● **Recorded information**
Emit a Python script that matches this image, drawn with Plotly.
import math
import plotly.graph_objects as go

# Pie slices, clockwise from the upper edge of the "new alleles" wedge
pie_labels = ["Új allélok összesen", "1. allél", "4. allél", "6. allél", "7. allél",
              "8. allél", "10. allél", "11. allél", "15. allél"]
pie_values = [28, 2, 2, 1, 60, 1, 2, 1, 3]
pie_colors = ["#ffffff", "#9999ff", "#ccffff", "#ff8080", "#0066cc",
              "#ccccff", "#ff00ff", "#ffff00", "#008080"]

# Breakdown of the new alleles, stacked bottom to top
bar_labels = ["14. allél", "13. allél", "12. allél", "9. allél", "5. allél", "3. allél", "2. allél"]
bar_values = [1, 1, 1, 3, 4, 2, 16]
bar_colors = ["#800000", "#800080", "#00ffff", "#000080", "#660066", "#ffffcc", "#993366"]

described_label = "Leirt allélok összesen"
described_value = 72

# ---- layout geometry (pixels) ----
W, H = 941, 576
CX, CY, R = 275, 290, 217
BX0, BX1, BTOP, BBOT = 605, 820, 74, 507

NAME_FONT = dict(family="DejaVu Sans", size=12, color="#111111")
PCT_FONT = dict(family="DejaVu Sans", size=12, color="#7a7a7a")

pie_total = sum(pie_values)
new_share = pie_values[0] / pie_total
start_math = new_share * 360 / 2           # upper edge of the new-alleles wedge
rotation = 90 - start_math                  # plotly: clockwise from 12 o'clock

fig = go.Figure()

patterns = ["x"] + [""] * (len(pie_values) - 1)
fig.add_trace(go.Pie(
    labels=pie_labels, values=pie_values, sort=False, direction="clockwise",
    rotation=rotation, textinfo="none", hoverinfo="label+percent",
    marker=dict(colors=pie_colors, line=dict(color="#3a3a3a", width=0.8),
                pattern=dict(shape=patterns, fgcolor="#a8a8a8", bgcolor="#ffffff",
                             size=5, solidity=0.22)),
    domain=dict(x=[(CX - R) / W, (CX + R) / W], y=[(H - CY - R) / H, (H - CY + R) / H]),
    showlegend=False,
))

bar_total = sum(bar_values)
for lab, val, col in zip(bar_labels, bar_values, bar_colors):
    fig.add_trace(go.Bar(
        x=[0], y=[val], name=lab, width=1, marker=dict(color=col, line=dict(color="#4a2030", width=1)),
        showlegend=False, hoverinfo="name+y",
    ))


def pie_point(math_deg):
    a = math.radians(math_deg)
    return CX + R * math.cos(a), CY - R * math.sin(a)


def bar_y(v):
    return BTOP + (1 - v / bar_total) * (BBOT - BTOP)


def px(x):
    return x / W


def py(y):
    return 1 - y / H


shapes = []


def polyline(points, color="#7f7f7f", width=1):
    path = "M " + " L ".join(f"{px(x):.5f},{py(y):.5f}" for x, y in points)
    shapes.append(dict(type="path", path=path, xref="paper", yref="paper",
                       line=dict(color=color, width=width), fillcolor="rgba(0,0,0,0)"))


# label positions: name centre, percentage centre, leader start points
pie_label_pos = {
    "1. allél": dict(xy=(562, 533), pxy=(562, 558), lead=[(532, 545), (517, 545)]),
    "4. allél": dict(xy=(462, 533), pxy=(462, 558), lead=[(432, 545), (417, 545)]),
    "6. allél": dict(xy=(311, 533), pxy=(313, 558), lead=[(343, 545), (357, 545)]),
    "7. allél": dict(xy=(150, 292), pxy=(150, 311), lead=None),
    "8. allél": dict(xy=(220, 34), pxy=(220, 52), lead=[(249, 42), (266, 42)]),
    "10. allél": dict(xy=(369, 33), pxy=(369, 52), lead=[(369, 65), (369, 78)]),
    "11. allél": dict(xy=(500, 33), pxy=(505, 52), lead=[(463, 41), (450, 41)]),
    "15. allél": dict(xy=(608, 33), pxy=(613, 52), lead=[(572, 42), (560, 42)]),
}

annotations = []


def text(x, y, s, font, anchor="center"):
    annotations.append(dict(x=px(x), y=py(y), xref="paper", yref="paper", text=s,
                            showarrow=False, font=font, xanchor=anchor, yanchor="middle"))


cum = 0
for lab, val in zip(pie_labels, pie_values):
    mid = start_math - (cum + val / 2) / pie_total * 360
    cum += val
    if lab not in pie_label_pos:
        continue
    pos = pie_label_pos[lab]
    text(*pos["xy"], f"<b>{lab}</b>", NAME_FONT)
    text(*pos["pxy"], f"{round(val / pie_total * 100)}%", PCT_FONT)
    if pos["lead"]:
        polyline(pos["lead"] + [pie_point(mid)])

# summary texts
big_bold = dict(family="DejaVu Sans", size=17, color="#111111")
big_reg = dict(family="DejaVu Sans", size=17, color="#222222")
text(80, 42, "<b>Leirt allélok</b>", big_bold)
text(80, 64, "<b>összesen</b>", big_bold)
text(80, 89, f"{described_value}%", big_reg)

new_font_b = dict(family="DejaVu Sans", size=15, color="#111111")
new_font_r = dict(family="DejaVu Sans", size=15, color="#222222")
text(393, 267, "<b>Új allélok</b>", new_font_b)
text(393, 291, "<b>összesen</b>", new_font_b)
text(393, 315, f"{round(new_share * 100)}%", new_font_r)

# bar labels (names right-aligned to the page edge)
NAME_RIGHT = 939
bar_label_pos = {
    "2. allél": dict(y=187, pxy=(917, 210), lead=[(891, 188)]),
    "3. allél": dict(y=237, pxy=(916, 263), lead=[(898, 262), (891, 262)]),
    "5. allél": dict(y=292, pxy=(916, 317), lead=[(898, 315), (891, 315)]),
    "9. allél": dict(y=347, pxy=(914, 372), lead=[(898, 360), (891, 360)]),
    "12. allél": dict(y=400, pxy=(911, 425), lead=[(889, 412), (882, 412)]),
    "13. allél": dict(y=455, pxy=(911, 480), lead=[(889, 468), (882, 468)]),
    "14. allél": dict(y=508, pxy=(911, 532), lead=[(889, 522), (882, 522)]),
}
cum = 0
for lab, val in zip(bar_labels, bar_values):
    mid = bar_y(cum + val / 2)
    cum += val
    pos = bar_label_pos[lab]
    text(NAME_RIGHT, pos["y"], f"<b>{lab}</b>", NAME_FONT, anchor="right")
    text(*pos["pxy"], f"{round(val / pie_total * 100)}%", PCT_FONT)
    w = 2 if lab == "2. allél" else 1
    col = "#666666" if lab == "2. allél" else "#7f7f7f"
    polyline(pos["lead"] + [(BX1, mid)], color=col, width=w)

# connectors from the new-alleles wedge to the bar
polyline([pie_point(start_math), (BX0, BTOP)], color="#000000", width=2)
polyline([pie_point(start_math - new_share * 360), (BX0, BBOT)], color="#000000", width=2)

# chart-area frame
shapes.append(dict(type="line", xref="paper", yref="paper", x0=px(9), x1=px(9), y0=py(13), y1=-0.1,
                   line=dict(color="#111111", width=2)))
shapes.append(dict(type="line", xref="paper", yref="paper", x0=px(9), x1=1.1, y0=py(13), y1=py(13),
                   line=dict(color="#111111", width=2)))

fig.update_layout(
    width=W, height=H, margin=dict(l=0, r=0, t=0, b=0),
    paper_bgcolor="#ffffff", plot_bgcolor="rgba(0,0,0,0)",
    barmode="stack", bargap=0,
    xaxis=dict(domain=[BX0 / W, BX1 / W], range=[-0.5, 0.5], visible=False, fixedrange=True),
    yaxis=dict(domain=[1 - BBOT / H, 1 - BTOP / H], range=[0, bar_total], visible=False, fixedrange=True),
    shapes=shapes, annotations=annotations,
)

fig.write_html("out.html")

● **What is expected**
Give back the whole listing exactly as it reads.

● **Written response**
Emit a Python script that matches this image, drawn with Plotly.
import math
import plotly.graph_objects as go

# Pie slices, clockwise from the upper edge of the "new alleles" wedge
pie_labels = ["Új allélok összesen", "1. allél", "4. allél", "6. allél", "7. allél",
              "8. allél", "10. allél", "11. allél", "15. allél"]
pie_values = [28, 2, 2, 1, 60, 1, 2, 1, 3]
pie_colors = ["#ffffff", "#9999ff", "#ccffff", "#ff8080", "#0066cc",
              "#ccccff", "#ff00ff", "#ffff00", "#008080"]

# Breakdown of the new alleles, stacked bottom to top
bar_labels = ["14. allél", "13. allél", "12. allél", "9. allél", "5. allél", "3. allél", "2. allél"]
bar_values = [1, 1, 1, 3, 4, 2, 16]
bar_colors = ["#800000", "#800080", "#00ffff", "#000080", "#660066", "#ffffcc", "#993366"]

described_label = "Leirt allélok összesen"
described_value = 72

# ---- layout geometry (pixels) ----
W, H = 941, 576
CX, CY, R = 275, 290, 217
BX0, BX1, BTOP, BBOT = 605, 820, 74, 507

NAME_FONT = dict(family="DejaVu Sans", size=12, color="#111111")
PCT_FONT = dict(family="DejaVu Sans", size=12, color="#7a7a7a")

pie_total = sum(pie_values)
new_share = pie_values[0] / pie_total
start_math = new_share * 360 / 2           # upper edge of the new-alleles wedge
rotation = 90 - start_math                  # plotly: clockwise from 12 o'clock

fig = go.Figure()

patterns = ["x"] + [""] * (len(pie_values) - 1)
fig.add_trace(go.Pie(
    labels=pie_labels, values=pie_values, sort=False, direction="clockwise",
    rotation=rotation, textinfo="none", hoverinfo="label+percent",
    marker=dict(colors=pie_colors, line=dict(color="#3a3a3a", width=0.8),
                pattern=dict(shape=patterns, fgcolor="#a8a8a8", bgcolor="#ffffff",
                             size=5, solidity=0.22)),
    domain=dict(x=[(CX - R) / W, (CX + R) / W], y=[(H - CY - R) / H, (H - CY + R) / H]),
    showlegend=False,
))

bar_total = sum(bar_values)
for lab, val, col in zip(bar_labels, bar_values, bar_colors):
    fig.add_trace(go.Bar(
        x=[0], y=[val], name=lab, width=1, marker=dict(color=col, line=dict(color="#4a2030", width=1)),
        showlegend=False, hoverinfo="name+y",
    ))


def pie_point(math_deg):
    a = math.radians(math_deg)
    return CX + R * math.cos(a), CY - R * math.sin(a)


def bar_y(v):
    return BTOP + (1 - v / bar_total) * (BBOT - BTOP)


def px(x):
    return x / W


def py(y):
    return 1 - y / H


shapes = []


def polyline(points, color="#7f7f7f", width=1):
    path = "M " + " L ".join(f"{px(x):.5f},{py(y):.5f}" for x, y in points)
    shapes.append(dict(type="path", path=path, xref="paper", yref="paper",
                       line=dict(color=color, width=width), fillcolor="rgba(0,0,0,0)"))


# label positions: name centre, percentage centre, leader start points
pie_label_pos = {
    "1. allél": dict(xy=(562, 533), pxy=(562, 558), lead=[(532, 545), (517, 545)]),
    "4. allél": dict(xy=(462, 533), pxy=(462, 558), lead=[(432, 545), (417, 545)]),
    "6. allél": dict(xy=(311, 533), pxy=(313, 558), lead=[(343, 545), (357, 545)]),
    "7. allél": dict(xy=(150, 292), pxy=(150, 311), lead=None),
    "8. allél": dict(xy=(220, 34), pxy=(220, 52), lead=[(249, 42), (266, 42)]),
    "10. allél": dict(xy=(369, 33), pxy=(369, 52), lead=[(369, 65), (369, 78)]),
    "11. allél": dict(xy=(500, 33), pxy=(505, 52), lead=[(463, 41), (450, 41)]),
    "15. allél": dict(xy=(608, 33), pxy=(613, 52), lead=[(572, 42), (560, 42)]),
}

annotations = []


def text(x, y, s, font, anchor="center"):
    annotations.append(dict(x=px(x), y=py(y), xref="paper", yref="paper", text=s,
                            showarrow=False, font=font, xanchor=anchor, yanchor="middle"))


cum = 0
for lab, val in zip(pie_labels, pie_values):
    mid = start_math - (cum + val / 2) / pie_total * 360
    cum += val
    if lab not in pie_label_pos:
        continue
    pos = pie_label_pos[lab]
    text(*pos["xy"], f"<b>{lab}</b>", NAME_FONT)
    text(*pos["pxy"], f"{round(val / pie_total * 100)}%", PCT_FONT)
    if pos["lead"]:
        polyline(pos["lead"] + [pie_point(mid)])

# summary texts
big_bold = dict(family="DejaVu Sans", size=17, color="#111111")
big_reg = dict(family="DejaVu Sans", size=17, color="#222222")
text(80, 42, "<b>Leirt allélok</b>", big_bold)
text(80, 64, "<b>összesen</b>", big_bold)
text(80, 89, f"{described_value}%", big_reg)

new_font_b = dict(family="DejaVu Sans", size=15, color="#111111")
new_font_r = dict(family="DejaVu Sans", size=15, color="#222222")
text(393, 267, "<b>Új allélok</b>", new_font_b)
text(393, 291, "<b>összesen</b>", new_font_b)
text(393, 315, f"{round(new_share * 100)}%", new_font_r)

# bar labels (names right-aligned to the page edge)
NAME_RIGHT = 939
bar_label_pos = {
    "2. allél": dict(y=187, pxy=(917, 210), lead=[(891, 188)]),
    "3. allél": dict(y=237, pxy=(916, 263), lead=[(898, 262), (891, 262)]),
    "5. allél": dict(y=292, pxy=(916, 317), lead=[(898, 315), (891, 315)]),
    "9. allél": dict(y=347, pxy=(914, 372), lead=[(898, 360), (891, 360)]),
    "12. allél": dict(y=400, pxy=(911, 425), lead=[(889, 412), (882, 412)]),
    "13. allél": dict(y=455, pxy=(911, 480), lead=[(889, 468), (882, 468)]),
    "14. allél": dict(y=508, pxy=(911, 532), lead=[(889, 522), (882, 522)]),
}
cum = 0
for lab, val in zip(bar_labels, bar_values):
    mid = bar_y(cum + val / 2)
    cum += val
    pos = bar_label_pos[lab]
    text(NAME_RIGHT, pos["y"], f"<b>{lab}</b>", NAME_FONT, anchor="right")
    text(*pos["pxy"], f"{round(val / pie_total * 100)}%", PCT_FONT)
    w = 2 if lab == "2. allél" else 1
    col = "#666666" if lab == "2. allél" else "#7f7f7f"
    polyline(pos["lead"] + [(BX1, mid)], color=col, width=w)

# connectors from the new-alleles wedge to the bar
polyline([pie_point(start_math), (BX0, BTOP)], color="#000000", width=2)
polyline([pie_point(start_math - new_share * 360), (BX0, BBOT)], color="#000000", width=2)

# chart-area frame
shapes.append(dict(type="line", xref="paper", yref="paper", x0=px(9), x1=px(9), y0=py(13), y1=-0.1,
                   line=dict(color="#111111", width=2)))
shapes.append(dict(type="line", xref="paper", yref="paper", x0=px(9), x1=1.1, y0=py(13), y1=py(13),
                   line=dict(color="#111111", width=2)))

fig.update_layout(
    width=W, height=H, margin=dict(l=0, r=0, t=0, b=0),
    paper_bgcolor="#ffffff", plot_bgcolor="rgba(0,0,0,0)",
    barmode="stack", bargap=0,
    xaxis=dict(domain=[BX0 / W, BX1 / W], range=[-0.5, 0.5], visible=False, fixedrange=True),
    yaxis=dict(domain=[1 - BBOT / H, 1 - BTOP / H], range=[0, bar_total], visible=False, fixedrange=True),
    shapes=shapes, annotations=annotations,
)

fig.write_html("out.html")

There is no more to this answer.